Spraying pesticides can be a fast method to ridding your garden of pests, but how about encouraging predators in your garden.

My daughter is hunting for frogs. So far she has captured two of them from the yard. She wants to show the world her new pets, while being upset that I want them to be released. You see; I have been working on making a habitat for them, and I want them to stay in the garden, since they are great at decreasing my population of unwanted insects.
    I am glad that she has this chance to explore nature. I always wanted my children to understand where the food on their plates originated. Watching the little girls eat the first plums picked off of the tree made me laugh, because they were so proud to harvest their own fruit. As every gardener knows, garden pests can be a huge problem for our produce. Considering that my family is going out to the beds to grab some herbs or vegetables for a meal, I do not want these to be covered with pesticides. That is when I hit upon the idea of making homes for frogs, lizards, and others. A pile of sticks, over turned pots, and old shoes are scattered around the garden beds. The old shoes cause eye brows to raise from people walking through my garden, but they make great homes.
    These homes have caused the neighborhood children to dub my house lizard central. I am quite happy to see them scurrying about. Mosquitoes are still an issue. My wife will not allow me to build bat houses, but they are simple to make, and bats do eat a lot of mosquitoes. In the mean time, I am building more bird houses. Everyone enjoys sitting in the backyard watching the birds, and birds do their share with controlling insects. I also have snakes from little garden snakes that we all have hiding in our grass, but I do have a larger snake hiding out somewhere (I find the skin that has shed, but I have not spotted the snake itself). I also go on spiderweb tours with the girls. We look for the webs to see what is happening, and this tour has created an appreciation of spiders, which allows them to flourish.
    Creating habitats for insect predators can be as easy as dropping your old shoe. The benefits  are fewer insects munching on your greens, but you may wish to go on nature hikes around your own home. Even my baby noticed caterpillars going after my fennel, so we were able to pick them off. Well, the girls do love seeing butterflies, so I need to find a place for the caterpillars. Maybe I can sneak in a bat house without my wife’s knowledge? It is the female mosquitoes which bite, so my wife may just be sympathetic to her fellow females?

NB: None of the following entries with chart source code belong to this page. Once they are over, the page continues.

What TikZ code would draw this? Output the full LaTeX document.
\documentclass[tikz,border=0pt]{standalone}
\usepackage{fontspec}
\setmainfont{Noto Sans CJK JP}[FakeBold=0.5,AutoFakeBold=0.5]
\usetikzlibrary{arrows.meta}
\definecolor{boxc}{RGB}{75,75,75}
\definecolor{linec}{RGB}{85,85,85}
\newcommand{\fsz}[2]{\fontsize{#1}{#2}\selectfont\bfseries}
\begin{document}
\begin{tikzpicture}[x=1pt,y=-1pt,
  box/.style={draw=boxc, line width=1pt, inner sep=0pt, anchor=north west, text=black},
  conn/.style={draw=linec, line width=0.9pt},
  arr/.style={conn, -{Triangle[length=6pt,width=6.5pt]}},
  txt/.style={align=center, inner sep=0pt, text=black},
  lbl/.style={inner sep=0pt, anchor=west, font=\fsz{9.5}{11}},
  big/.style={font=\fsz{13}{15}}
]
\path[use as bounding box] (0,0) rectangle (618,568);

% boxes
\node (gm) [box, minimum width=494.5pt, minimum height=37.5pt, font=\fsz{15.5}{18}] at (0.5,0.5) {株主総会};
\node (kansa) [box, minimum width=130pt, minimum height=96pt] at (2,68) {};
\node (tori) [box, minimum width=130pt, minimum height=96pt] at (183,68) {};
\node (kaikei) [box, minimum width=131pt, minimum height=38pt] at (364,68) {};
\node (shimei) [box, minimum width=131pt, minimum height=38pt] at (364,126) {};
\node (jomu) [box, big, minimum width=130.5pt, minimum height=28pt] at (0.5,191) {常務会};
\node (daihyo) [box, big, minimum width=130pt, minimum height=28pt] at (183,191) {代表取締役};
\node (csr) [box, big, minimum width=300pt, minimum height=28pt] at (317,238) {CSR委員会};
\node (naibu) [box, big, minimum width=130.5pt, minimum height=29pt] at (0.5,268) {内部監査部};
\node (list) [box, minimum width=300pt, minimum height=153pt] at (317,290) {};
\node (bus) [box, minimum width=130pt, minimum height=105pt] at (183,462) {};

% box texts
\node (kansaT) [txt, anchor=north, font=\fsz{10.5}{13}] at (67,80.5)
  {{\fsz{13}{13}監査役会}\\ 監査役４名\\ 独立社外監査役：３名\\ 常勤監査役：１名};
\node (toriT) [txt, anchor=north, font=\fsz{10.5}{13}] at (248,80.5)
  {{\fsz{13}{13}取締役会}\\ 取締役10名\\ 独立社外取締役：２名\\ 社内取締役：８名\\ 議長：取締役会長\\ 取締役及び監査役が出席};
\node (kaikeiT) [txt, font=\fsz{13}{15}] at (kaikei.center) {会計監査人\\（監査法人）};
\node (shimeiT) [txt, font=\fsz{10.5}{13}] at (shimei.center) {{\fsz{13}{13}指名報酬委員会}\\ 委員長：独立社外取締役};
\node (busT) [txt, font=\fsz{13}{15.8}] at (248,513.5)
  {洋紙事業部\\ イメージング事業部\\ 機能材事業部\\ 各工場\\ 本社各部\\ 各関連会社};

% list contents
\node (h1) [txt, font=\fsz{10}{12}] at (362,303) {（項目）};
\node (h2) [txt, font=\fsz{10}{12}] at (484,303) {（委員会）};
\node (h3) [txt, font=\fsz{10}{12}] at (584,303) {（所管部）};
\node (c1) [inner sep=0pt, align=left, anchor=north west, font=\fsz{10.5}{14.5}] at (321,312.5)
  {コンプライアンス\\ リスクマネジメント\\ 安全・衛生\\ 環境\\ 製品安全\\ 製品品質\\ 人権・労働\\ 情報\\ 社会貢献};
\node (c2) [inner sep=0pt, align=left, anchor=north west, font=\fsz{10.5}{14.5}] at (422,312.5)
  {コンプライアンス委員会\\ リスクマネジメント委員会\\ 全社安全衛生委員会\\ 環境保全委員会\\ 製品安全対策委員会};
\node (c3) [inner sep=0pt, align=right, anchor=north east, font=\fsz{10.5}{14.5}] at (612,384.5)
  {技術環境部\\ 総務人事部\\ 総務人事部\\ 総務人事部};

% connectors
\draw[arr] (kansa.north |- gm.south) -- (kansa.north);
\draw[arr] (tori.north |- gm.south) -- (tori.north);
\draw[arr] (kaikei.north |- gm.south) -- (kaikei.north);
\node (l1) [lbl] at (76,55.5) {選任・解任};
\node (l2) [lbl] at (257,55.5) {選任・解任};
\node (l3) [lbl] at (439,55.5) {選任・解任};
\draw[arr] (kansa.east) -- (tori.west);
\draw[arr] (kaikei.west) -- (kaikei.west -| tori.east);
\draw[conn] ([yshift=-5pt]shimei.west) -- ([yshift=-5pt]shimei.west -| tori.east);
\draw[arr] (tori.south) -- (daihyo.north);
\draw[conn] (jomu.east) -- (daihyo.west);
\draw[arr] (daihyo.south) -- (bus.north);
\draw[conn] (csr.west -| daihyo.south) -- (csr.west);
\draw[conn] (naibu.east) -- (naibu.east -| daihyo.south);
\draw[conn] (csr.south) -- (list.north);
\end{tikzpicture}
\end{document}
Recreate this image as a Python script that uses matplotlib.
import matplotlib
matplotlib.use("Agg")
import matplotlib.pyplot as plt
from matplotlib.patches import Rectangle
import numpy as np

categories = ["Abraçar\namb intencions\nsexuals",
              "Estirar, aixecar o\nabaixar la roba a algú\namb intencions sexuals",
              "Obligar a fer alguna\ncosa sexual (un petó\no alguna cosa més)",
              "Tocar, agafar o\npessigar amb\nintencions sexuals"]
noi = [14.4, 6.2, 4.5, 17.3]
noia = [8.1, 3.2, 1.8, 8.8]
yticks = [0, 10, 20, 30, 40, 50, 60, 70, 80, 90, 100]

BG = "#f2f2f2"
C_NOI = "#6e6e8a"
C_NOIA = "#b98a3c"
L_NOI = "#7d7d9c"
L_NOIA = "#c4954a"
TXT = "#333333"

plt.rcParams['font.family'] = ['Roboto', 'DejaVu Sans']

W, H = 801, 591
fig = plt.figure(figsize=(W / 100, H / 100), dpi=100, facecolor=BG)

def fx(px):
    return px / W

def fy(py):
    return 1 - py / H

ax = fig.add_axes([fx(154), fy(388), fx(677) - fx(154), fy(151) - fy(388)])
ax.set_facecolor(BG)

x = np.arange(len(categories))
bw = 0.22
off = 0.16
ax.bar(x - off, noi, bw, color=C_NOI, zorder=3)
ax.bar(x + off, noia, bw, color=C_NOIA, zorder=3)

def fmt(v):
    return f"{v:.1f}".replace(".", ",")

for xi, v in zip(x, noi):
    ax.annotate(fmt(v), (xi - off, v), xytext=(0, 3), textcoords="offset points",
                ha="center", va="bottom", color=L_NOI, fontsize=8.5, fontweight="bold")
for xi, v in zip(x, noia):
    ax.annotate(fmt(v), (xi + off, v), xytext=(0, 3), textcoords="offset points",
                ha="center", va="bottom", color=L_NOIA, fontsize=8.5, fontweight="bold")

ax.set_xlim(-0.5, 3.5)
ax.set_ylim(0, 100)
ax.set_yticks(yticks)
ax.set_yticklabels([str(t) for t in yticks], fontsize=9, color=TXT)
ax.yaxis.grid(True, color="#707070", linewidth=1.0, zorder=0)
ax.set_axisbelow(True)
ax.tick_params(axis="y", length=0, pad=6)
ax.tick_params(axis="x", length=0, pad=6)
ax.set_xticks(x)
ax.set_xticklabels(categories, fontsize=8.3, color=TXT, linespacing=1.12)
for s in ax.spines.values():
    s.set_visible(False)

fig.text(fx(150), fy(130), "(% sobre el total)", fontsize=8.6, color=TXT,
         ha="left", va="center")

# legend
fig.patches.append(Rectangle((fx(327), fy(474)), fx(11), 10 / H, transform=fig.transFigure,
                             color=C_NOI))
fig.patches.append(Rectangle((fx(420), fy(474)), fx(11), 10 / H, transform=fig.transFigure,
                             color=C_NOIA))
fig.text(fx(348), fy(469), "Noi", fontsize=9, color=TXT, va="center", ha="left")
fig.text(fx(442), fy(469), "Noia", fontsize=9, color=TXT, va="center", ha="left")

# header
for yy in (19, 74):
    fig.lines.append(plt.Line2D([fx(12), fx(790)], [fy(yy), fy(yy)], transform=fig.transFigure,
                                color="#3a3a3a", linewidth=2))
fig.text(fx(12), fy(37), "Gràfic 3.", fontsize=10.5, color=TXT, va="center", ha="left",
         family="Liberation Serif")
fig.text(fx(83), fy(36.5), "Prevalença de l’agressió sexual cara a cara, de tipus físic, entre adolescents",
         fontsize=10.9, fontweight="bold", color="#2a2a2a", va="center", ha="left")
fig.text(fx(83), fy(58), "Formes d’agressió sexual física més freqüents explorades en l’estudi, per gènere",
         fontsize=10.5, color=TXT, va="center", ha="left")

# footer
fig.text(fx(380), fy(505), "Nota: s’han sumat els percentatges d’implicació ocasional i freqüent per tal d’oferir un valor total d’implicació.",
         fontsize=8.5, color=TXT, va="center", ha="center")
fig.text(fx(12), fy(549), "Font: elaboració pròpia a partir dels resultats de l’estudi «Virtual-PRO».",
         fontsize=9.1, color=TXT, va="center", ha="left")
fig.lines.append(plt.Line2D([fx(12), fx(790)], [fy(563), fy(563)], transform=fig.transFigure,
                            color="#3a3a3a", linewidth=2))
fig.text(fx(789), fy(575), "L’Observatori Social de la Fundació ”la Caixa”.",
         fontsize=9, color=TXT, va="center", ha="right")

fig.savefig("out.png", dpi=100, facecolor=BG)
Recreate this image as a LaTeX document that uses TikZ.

Plantings for Summer Color

Annuals put on a show, but consider the leaf when adding color as well.

I have spent more time harvesting vegetables than planting. Weeding has been a task too. Most of my undertakings around the home have been focused on improving the energy efficiency of my home for the
coming summer, and we already have the that. I noticed on my electrical bill that the usage was down. Having some free time the other day, I headed over to a local garden center to see if anything causes interest. I had noticed that my winter and early spring flowers are beginning to fade, so some color is needed for the summer.
    When I want more color, annuals are better. Several plants which bring blooms during the summer are coming back. I am looking forward to the turk’s cap and lantana. These are white and red flowers respectively. The chrysanthemums are growing large with flowers starting to peek out. The crepe myrtle is on its way, as is the bougainvillea. I enjoy watching the return of plants. This process is one of the few indicators of different seasons in Houston.
    While at the nursery, I decided to look for some colorful plants to fill in spaces left by the waning annuals. I picked up a few dwarf day lillies. I have been transplanting my day lilly patches by dividing them. Day lilly flowers make great thickeners for soups (not all day lillies are edible though). Th dwarf variety gives me some yellow flashes in one spot. However, color does not just come from flowers. When I spotted a type of artemesia that I did not have, I began looking at leaf structure and color. The grey-green (almost white) of this artemesia makes for a nice focus. I coupled this with a verbenna. The dark green, feathery leaves of the verbenna with its purple flowers is a nice contrast. Considering a small border strip where my Cuban iris blooms in spring, I thought cladiums would add reds, greens, yellows, and whites. My last choice was coleus. These shade loving plants are doing well in sunnier locations now. One plant had a chocolate color, another various reds, and the last type was a mixture between greens, yellows, and reds. These plants do grow well into a small bushy mass. I do not know why I had moved away from coleus in the garden, but they are such versatile plants, while adding interest. I guess that I simply stopped making cuttings for the next year, but this is not so hard to do.   
    To produce more flowers requires more fertilizer and watering. Since I am trying to reduce both fertilizer and water, I felt that adding color through leafs, and having changing leaf texture was a good option. I am waiting to see how this summer garden will fill out.

Is That Bush Dead?

Before you throw out that bush, check, it may still be alive.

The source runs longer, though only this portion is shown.